Yeah, we hit a single-day total of 189 Covid cases on Saturday. Yeah, our seven-day total is nearing the peak levels of March. Yeah, as schools reopen around the country, we’re getting reports of Covid outbreaks. Yeah, Covid cases among young children are peaking. Yeah, it looks like vaccines are less effective than believed at preventing severe illness. Yeah, the Centers for Disease Control says that universal masking should be practiced in schools. Yeah, a single teacher who briefly umasked apparently spread Covid to a couple dozen kids. Yeah, Vermont schools are reopening with no mask mandate. Yeah, Vermont has the highest proportion of childhood Covid of the 50 states. Yeah, school boards across the state are being harassed by unruly anti-maskers. Yeah, there’s a story or three every damn day that gives you pause.
But please ignore the sea of red flags. Nothing to see here. According to the Scott administration.
I know, there’s plenty of evidence on the other side. I wouldn’t be surprised if the Delta variant dwindles away as projected. It’s quite possible we’re going to get through this with a minimum amount of damage. But what if we don’t? The situation seems to call for vigilance and an abundance of caution.
The most concerning thing for me, as a senior citizen with risk factors, is the news that vaccines are less effective at preventing hospitalizations than was previously believed. There’s also a study showing that vaccine protection isn’t as strong among the immunocompromised. That’s a lot of folks who may not be as safe as they thought.

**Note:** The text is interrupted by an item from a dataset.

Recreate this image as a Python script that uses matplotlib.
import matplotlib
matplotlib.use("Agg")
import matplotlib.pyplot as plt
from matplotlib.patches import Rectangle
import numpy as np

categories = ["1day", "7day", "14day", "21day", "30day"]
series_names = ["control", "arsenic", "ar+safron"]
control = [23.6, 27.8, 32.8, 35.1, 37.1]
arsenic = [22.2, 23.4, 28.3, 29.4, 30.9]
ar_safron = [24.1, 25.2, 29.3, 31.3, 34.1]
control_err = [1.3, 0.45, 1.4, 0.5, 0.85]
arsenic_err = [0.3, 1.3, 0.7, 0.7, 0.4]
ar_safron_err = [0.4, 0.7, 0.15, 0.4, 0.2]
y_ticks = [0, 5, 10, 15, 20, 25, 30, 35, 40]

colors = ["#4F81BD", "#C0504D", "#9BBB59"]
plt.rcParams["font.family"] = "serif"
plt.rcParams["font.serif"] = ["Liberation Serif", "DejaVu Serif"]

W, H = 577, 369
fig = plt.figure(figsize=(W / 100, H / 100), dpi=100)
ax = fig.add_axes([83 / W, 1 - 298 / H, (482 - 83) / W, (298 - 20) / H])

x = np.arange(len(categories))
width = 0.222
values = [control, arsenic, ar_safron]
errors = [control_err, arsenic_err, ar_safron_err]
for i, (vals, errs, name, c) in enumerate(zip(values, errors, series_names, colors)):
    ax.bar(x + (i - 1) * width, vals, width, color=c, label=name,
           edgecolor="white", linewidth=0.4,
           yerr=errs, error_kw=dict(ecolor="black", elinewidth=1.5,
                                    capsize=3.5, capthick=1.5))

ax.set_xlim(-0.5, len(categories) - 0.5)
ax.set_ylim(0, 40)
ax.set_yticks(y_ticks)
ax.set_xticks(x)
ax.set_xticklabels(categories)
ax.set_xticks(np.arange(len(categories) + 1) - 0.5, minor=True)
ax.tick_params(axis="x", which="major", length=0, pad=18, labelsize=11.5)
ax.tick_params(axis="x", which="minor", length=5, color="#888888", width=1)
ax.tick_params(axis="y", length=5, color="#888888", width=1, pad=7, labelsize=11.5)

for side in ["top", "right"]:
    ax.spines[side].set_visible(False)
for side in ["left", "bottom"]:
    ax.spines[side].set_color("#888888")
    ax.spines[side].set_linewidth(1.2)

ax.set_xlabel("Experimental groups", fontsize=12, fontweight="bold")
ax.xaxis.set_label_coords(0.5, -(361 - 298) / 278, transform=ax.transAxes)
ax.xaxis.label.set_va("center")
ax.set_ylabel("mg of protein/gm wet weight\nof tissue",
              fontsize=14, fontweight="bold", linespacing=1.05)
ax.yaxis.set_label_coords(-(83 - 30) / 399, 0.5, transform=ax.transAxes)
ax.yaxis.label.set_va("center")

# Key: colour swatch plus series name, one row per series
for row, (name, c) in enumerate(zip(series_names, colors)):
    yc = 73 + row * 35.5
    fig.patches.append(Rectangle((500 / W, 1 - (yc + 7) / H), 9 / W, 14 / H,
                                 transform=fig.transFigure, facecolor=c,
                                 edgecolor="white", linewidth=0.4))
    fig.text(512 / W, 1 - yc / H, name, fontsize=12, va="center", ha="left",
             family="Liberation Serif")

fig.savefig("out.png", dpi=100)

For Vermonters as a whole, the big worry is the potential for widespread illness among children. With kids under 12 still unvaccinated, every elementary school and child care facility is an outbreak waiting to happen. Let’s run down some back-to-school bad news… after the jump.
Here’s a good one. A teacher in Marin County, California took off her mask to read a story to her class. Turned out she was Covid-positive. And 26 others followed, including 22 of her 24 students. The kids who sat closest to the teacher were most likely to succumb. The teacher was unvaccinated, of course. This is only one case, but it shows the consequences of letting your guard down for even a moment. Still, the Scott administration refuses to follow the CDC’s advice to mandate masks in schools.
Nationally, the number of Covid cases among children rose by 427% in a one-month period from late July to late August — just in time for back-to-school! Health Commissioner Dr. Mark Levine likes to call the Delta wave “a pandemic of the unvaccinated.” That’s supposed to be reassuring, but “the unvaccinated” includes all children 12 and younger.
Among the 50 states, according to the American Academy of Pediatrics, Vermont has the highest percentage of all Covid cases that were children. Now, Vermont has one of the lowest total numbers of childhood Covid, but it has the highest percentage of all its cases. Nationwide, children account for slightly less than 15% of all cases; in Vermont, that’s 23%. The likely explanation: We have a high rate of adult and teen vaccination, so our children constitute a large proportion of the unvaccinated. Which, again, ought to raise concerns about reopening schools without a mask mandate.
Meanwhile, according to VTDigger, the state is lagging in reporting Covid cases in schools. Several schools have reported positive tests among children, but there is no central repository for statewide figures. And there won’t be until mid-September. Until then, we won’t know how bad the situation is. By then, it may be too late to prevent serious outbreaks.
Finally, in the absence of state mandates, the onus has fallen to public school boards and child care providers. They’ve had to make the tough calls, and they’re taking the heat from small but very noisy groups of anti-maskers.
The situation cries out for leadership. Gov. Phil Scott claims he can’t impose mandates unless he declares a state of emergency, and he doesn’t believe the current situation constitutes an emergency.
And yes, we’re not in an emergency. Yet. Trouble is, we won’t know we’re in an emergency until it’s too late.